● EXERCISE BRIEF:
Would you copy the records below, exactly and only from their first line through the line containing "from matplotlib.transforms import", without any pictures?
• • • • •
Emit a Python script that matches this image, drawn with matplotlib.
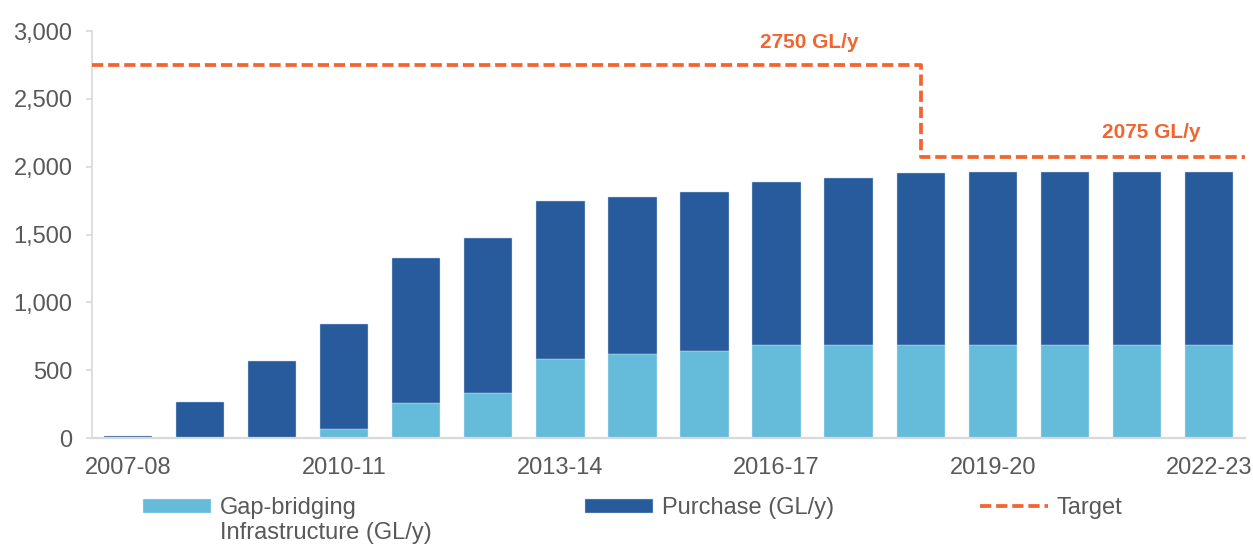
import numpy as np
import matplotlib
matplotlib.use("Agg")
import matplotlib.pyplot as plt
from matplotlib.ticker import FuncFormatter
from matplotlib.transforms import IdentityTransform

# -----------------------------
# Data (GL/y)
# -----------------------------
years = ["2007-08", "2008-09", "2009-10", "2010-11", "2011-12", "2012-13",
         "2013-14", "2014-15", "2015-16", "2016-17", "2017-18", "2018-19",
         "2019-20", "2020-21", "2021-22", "2022-23"]
gap_bridging = [0, 0, 0, 64, 256, 330, 586, 618, 643, 685, 685, 685, 685, 685, 685, 685]
purchase = [15, 264, 569, 773, 1073, 1142, 1164, 1162, 1169, 1206, 1235, 1270,
            1275, 1275, 1275, 1275]
target = [2750] * 11 + [2075] * 5
target_labels = ["2750 GL/y", "2075 GL/y"]

# -----------------------------
# Style
# -----------------------------
plt.rcParams["font.family"] = ["Liberation Sans", "DejaVu Sans"]
text_grey = "#595959"
light_blue = "#65BBDA"
dark_blue = "#275B9B"
orange = "#F26430"

W, H = 1253, 545
fig = plt.figure(figsize=(W / 100, H / 100), dpi=100)
ax = fig.add_axes([0.0734, 0.1963, 0.9202, 0.7467])

idx = np.arange(len(years))
width = 0.67

b_gap = ax.bar(idx, gap_bridging, width, color=light_blue, edgecolor="#dceaf2",
               linewidth=0.3, zorder=2)
b_pur = ax.bar(idx, purchase, width, bottom=gap_bridging, color=dark_blue,
               edgecolor="#c9d6e6", linewidth=0.3, zorder=2)

# target step line, extended to the axis edges
x_line = np.concatenate([[-0.5], idx, [len(years) - 0.5]])
y_line = np.concatenate([[target[0]], target, [target[-1]]])
l_tgt, = ax.plot(x_line, y_line, drawstyle="steps-post", color=orange, lw=2.7,
                 dashes=(3, 1.3), zorder=3)

ax.text(9.46, 2918, target_labels[0], color=orange, fontsize=15,
        fontweight="bold", ha="center", va="center")
ax.text(14.2, 2250, target_labels[1], color=orange, fontsize=15,
        fontweight="bold", ha="center", va="center")

# -----------------------------
# Axes
# -----------------------------
ax.set_xlim(-0.5, len(years) - 0.5)
ax.set_ylim(0, 3000)
ax.set_yticks(np.arange(0, 3001, 500))
ax.yaxis.set_major_formatter(FuncFormatter(lambda v, p: f"{int(v):,}"))
ax.set_xticks(idx[::3])
ax.set_xticklabels(years[::3])

for s in ["top", "right"]:
    ax.spines[s].set_visible(False)
ax.spines["left"].set_color("#d9d9d9")
ax.spines["left"].set_linewidth(1.2)
ax.spines["bottom"].set_color("#d9d9d9")
ax.spines["bottom"].set_linewidth(1.6)

ax.tick_params(axis="y", colors="#d9d9d9", labelcolor=text_grey, labelsize=17,
               length=4, width=1.2, pad=10)
ax.tick_params(axis="x", length=0, labelcolor=text_grey, labelsize=17, pad=14)

# -----------------------------
# Legend (one entry per slot, like the original layout)
# -----------------------------
legend_items = [(b_gap, "Gap-bridging"), (b_pur, "Purchase (GL/y)"), (l_tgt, "Target")]
legend_x = [143, 585, 980]
legend_y = 508
legends = []
for (h, lab), lx in zip(legend_items, legend_x):
    leg = fig.legend([h], [lab], loc="center left",
                     bbox_to_anchor=(lx / W, 1 - legend_y / H),
                     frameon=False, fontsize=17, labelcolor=text_grey,
                     borderpad=0, borderaxespad=0,
                     handlelength=2.9, handleheight=0.55, handletextpad=0.34)
    legends.append(leg)

# second line of the first label
fig.canvas.draw()
bb = legends[0].get_texts()[0].get_window_extent()
fig.text(bb.x0, (bb.y0 + bb.y1) / 2 - 25, "Infrastructure (GL/y)",
         transform=IdentityTransform(), fontsize=17, color=text_grey,
         ha="left", va="center")

fig.savefig("out.png", dpi=100)
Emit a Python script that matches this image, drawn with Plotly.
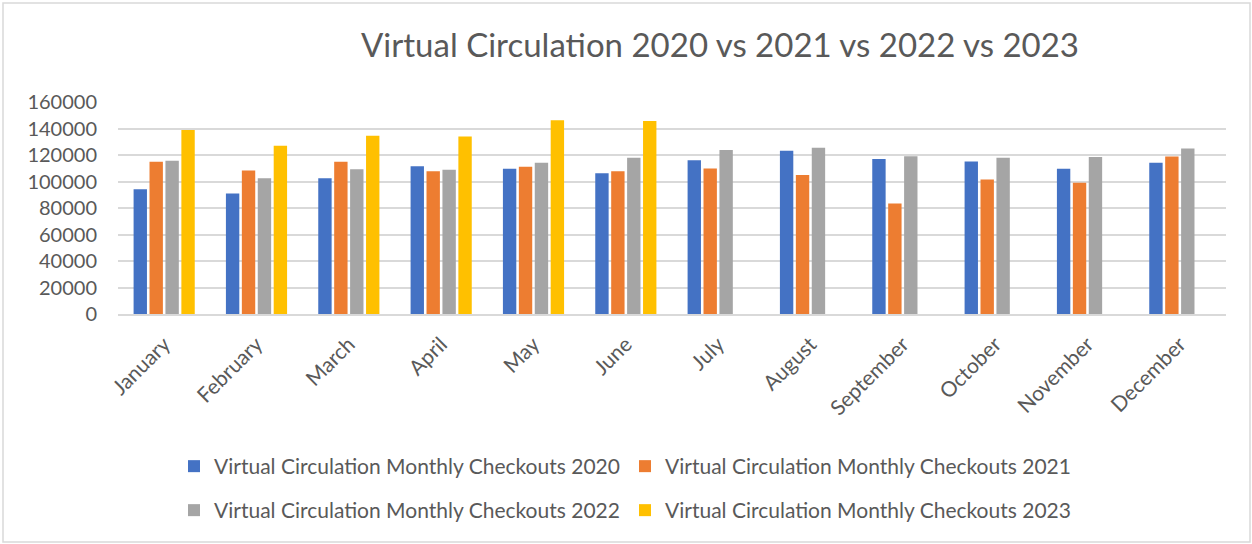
import plotly.graph_objects as go

months = ["January", "February", "March", "April", "May", "June", "July",
          "August", "September", "October", "November", "December"]
checkouts_2020 = [94200, 90900, 102500, 111600, 109600, 106300, 116100, 123200, 116900, 115100, 109600, 114100]
checkouts_2021 = [114900, 108300, 114900, 107800, 111100, 107800, 109800, 105000, 83400, 101500, 99000, 118900]
checkouts_2022 = [115600, 102500, 109300, 108800, 114100, 117900, 123700, 125400, 119100, 117900, 118400, 124900]
checkouts_2023 = [138800, 127000, 134500, 134000, 146300, 145600, None, None, None, None, None, None]
series_names = ["Virtual Circulation Monthly Checkouts 2020", "Virtual Circulation Monthly Checkouts 2021",
                "Virtual Circulation Monthly Checkouts 2022", "Virtual Circulation Monthly Checkouts 2023"]
colors = ["#4472C4", "#ED7D31", "#A5A5A5", "#FFC000"]
y_ticks = [0, 20000, 40000, 60000, 80000, 100000, 120000, 140000, 160000]

FONT = "Lato, Calibri, Carlito, sans-serif"
TXT = "#595959"

fig = go.Figure()
all_series = [checkouts_2020, checkouts_2021, checkouts_2022, checkouts_2023]
legends = ["legend", "legend2", "legend3", "legend4"]
for name, vals, col, lg in zip(series_names, all_series, colors, legends):
    fig.add_trace(go.Bar(x=months, y=vals, name=name, marker=dict(color=col, line=dict(width=0)),
                         legend=lg, showlegend=True))

W, H = 1252, 544
ml, mr, mt, mb = 118, 26, 102, 230
pw, ph = W - ml - mr, H - mt - mb

def px(xp):
    return (xp - ml) / pw

def py(yp):
    return (H - mb - yp) / ph

leg_common = dict(orientation="h", xanchor="left", yanchor="top", visible=True,
                  font=dict(size=21, color=TXT), itemwidth=30, bgcolor="rgba(0,0,0,0)")

fig.update_layout(
    template="none",
    showlegend=True,
    width=W, height=H,
    margin=dict(l=ml, r=mr, t=mt, b=mb, autoexpand=False),
    paper_bgcolor="white", plot_bgcolor="white",
    barmode="group", bargap=0.31, bargroupgap=0.16,
    font=dict(family=FONT, color=TXT),
    title=dict(text="Virtual Circulation 2020 vs 2021 vs 2022 vs 2023",
               font=dict(family=FONT, size=33, color=TXT),
               x=720 / W, xanchor="center", y=1 - 45 / H, yanchor="middle"),
    xaxis=dict(tickangle=-45, tickfont=dict(size=21, color=TXT), showgrid=False,
               showline=True, linecolor="#d9d9d9", linewidth=1.5, ticks="",
               ticklabelstandoff=8, automargin=False),
    yaxis=dict(range=[0, 160000], tickvals=y_ticks, tickformat="d",
               tickfont=dict(size=20, color=TXT), gridcolor="#d9d9d9", gridwidth=1.5,
               zeroline=False, showline=False, ticks="", ticklen=0, ticklabelstandoff=20,
               automargin=False),
    legend=dict(x=px(174), y=py(446), **leg_common),
    legend2=dict(x=px(625), y=py(446), **leg_common),
    legend3=dict(x=px(174), y=py(490), **leg_common),
    legend4=dict(x=px(625), y=py(490), **leg_common),
    shapes=[dict(type="rect", xref="paper", yref="paper",
                 x0=px(3), x1=px(W - 2), y0=py(H - 2), y1=py(3),
                 line=dict(color="#d9d9d9", width=1.5), fillcolor="rgba(0,0,0,0)", layer="below")],
)

fig.write_html("out.html", config={"displayModeBar": False},
               post_script="document.body.style.margin='0px';")
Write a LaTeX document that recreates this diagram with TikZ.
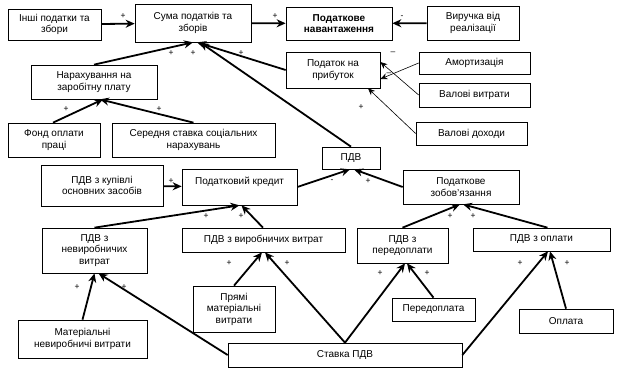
\documentclass[tikz,border=0pt]{standalone}
\usepackage{fontspec}
\setmainfont{Liberation Sans}
\usetikzlibrary{arrows.meta}
\tikzset{
  box/.style={draw,line width=0.7pt,align=center,inner sep=1pt,font=\fontsize{10}{11.5}\selectfont},
  thickarr/.style={line width=1.8pt,-{Stealth[length=9pt,width=8pt]}},
  thinarr/.style={line width=0.6pt,-{Stealth[length=7pt,width=6pt]}},
  sign/.style={inner sep=0pt,font=\fontsize{8.5}{8.5}\selectfont}
}
\begin{document}
\begin{tikzpicture}[x=1pt,y=-1pt]
\useasboundingbox (0,0) rectangle (620,370);
% top row
\node[box,minimum width=93pt,minimum height=31pt] (inshi) at (54.5,24.5) {Інші податки та\\збори};
\node[box,minimum width=116pt,minimum height=38pt] (suma) at (193,23) {Сума податків та\\зборів};
\node[box,minimum width=106pt,minimum height=33pt,font=\fontsize{10}{11.5}\selectfont\bfseries] (navant) at (339,23.5) {Податкове\\навантаження};
\node[box,minimum width=92pt,minimum height=34pt] (vyruchka) at (473,23) {Виручка від\\реалізації};
% podatok na prybutok
\node[box,minimum width=94pt,minimum height=36pt] (prybutok) at (333,70) {Податок на\\прибуток};
\node[box,minimum width=111pt,minimum height=22pt] (amort) at (474.5,63) {Амортизація};
\node[box,minimum width=111pt,minimum height=24pt] (vytraty) at (474.5,95) {Валові витрати};
\node[box,minimum width=111pt,minimum height=23pt] (dokhody) at (471.5,133.5) {Валові доходи};
% narakhuvannia
\node[box,minimum width=126pt,minimum height=34pt] (narakh) at (94,82) {Нарахування на\\заробітну плату};
\node[box,minimum width=92pt,minimum height=34pt] (fond) at (54,140) {Фонд оплати\\праці};
\node[box,minimum width=163pt,minimum height=34pt] (serednia) at (193.5,140) {Середня ставка соціальних\\нарахувань};
% PDV
\node[box,minimum width=58pt,minimum height=22pt] (pdv) at (351,158) {ПДВ};
\node[box,minimum width=122pt,minimum height=41pt] (kupivli) at (102,185.5) {ПДВ з купівлі\\основних засобів};
\node[box,minimum width=115pt,minimum height=36pt] (kredyt) at (239.5,187) {Податковий кредит\\\mbox{}};
\node[box,minimum width=116pt,minimum height=34pt] (zobov) at (461,187) {Податкове\\зобов’язання};
\node[box,minimum width=105pt,minimum height=45pt] (nevyrob) at (94.5,250.5) {ПДВ з\\невиробничих\\витрат};
\node[box,minimum width=163pt,minimum height=24pt] (vyrob) at (263.5,240) {ПДВ з виробничих витрат};
\node[box,minimum width=91pt,minimum height=35pt] (peredopl) at (402.5,245.5) {ПДВ з\\передоплати};
\node[box,minimum width=137pt,minimum height=23pt] (oplaty) at (541.5,239.5) {ПДВ з оплати};
% bottom
\node[box,minimum width=82pt,minimum height=46pt] (priami) at (234,309) {Прямі\\матеріальні\\витрати};
\node[box,minimum width=129pt,minimum height=38pt] (materialni) at (82.5,339) {Матеріальні\\невиробничі витрати};
\node[box,minimum width=83pt,minimum height=23pt] (peredoplata) at (433.5,309.5) {Передоплата};
\node[box,minimum width=94pt,minimum height=24pt] (oplata) at (566,321) {Оплата};
\node[box,minimum width=234pt,minimum height=24pt] (stavka) at (345,355) {Ставка ПДВ};
% arrows
\draw[thickarr] (inshi) -- (suma);
\draw[thickarr] (suma) -- (navant);
\draw[thickarr] (vyruchka) -- (navant);
\draw[thinarr] (amort.west) -- ([yshift=-9pt]prybutok.east);
\draw[thinarr] (vytraty.west) -- ([yshift=8pt]prybutok.east);
\draw[thinarr] (dokhody.west) -- ([xshift=35pt]prybutok.south);
\draw[thickarr] (prybutok.west) -- ([xshift=4pt]suma.south);
\draw[thickarr] (narakh.north) -- ([xshift=0pt]suma.south);
\draw[thickarr] (pdv.north) -- ([xshift=7pt]suma.south);
\draw[thickarr] ([xshift=-1pt]fond.north) -- ([xshift=9pt]narakh.south);
\draw[thickarr] (serednia.north) -- ([xshift=6pt]narakh.south);
\draw[thickarr] (kupivli) -- (kredyt);
\draw[thickarr] (kredyt.east) -- ([xshift=-1pt]pdv.south);
\draw[thickarr] (zobov.west) -- ([xshift=3pt]pdv.south);
\draw[thickarr] (nevyrob.north) -- ([xshift=0pt]kredyt.south);
\draw[thickarr] ([xshift=-0.5pt]vyrob.north) -- ([xshift=2pt]kredyt.south);
\draw[thickarr] (peredopl.north) -- ([xshift=-1pt]zobov.south);
\draw[thickarr] ([xshift=6pt]oplaty.north) -- ([xshift=2pt]zobov.south);
\draw[thickarr] (materialni.north) -- ([xshift=0pt]nevyrob.south);
\draw[thickarr] (stavka.west) -- ([xshift=4pt]nevyrob.south);
\draw[thickarr] (priami.north) -- ([xshift=-1.5pt]vyrob.south);
\draw[thickarr] (stavka.north) -- ([xshift=1.5pt]vyrob.south);
\draw[thickarr] (stavka.north) -- ([xshift=2.5pt]peredopl.south);
\draw[thickarr] (peredoplata.north) -- ([xshift=4.5pt]peredopl.south);
\draw[thickarr] (stavka.east) -- ([xshift=6.5pt]oplaty.south);
\draw[thickarr] (oplata.north) -- ([xshift=8.5pt]oplaty.south);
% signs
\node[sign] (s1) at (123,16) {+};
\node[sign] (s2) at (275,16) {+};
\node[sign] (s3) at (402,17) {-};
\node[sign] (s4) at (393,53) {–};
\node[sign] (s5) at (389,74) {–};
\node[sign] (s6) at (361,107) {+};
\node[sign] (s7) at (171,53) {+};
\node[sign] (s8) at (193,53) {+};
\node[sign] (s9) at (241,53) {+};
\node[sign] (s10) at (66,109) {+};
\node[sign] (s11) at (159,109) {+};
\node[sign] (s12) at (171,181) {+};
\node[sign] (s13) at (332,181) {-};
\node[sign] (s14) at (368,181) {+};
\node[sign] (s15) at (206,216) {+};
\node[sign] (s16) at (241,216) {+};
\node[sign] (s17) at (450,216) {+};
\node[sign] (s18) at (473,216) {+};
\node[sign] (s19) at (77,287) {+};
\node[sign] (s20) at (124,287) {+};
\node[sign] (s21) at (229,263) {+};
\node[sign] (s22) at (287,263) {+};
\node[sign] (s23) at (380,273) {+};
\node[sign] (s24) at (427,273) {+};
\node[sign] (s25) at (520,263) {+};
\node[sign] (s26) at (567,263) {+};
\end{tikzpicture}
\end{document}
• • • • •
● RESULT FOR THIS EXERCISE:
Emit a Python script that matches this image, drawn with matplotlib.
import numpy as np
import matplotlib
matplotlib.use("Agg")
import matplotlib.pyplot as plt
from matplotlib.ticker import FuncFormatter
from matplotlib.transforms import IdentityTransform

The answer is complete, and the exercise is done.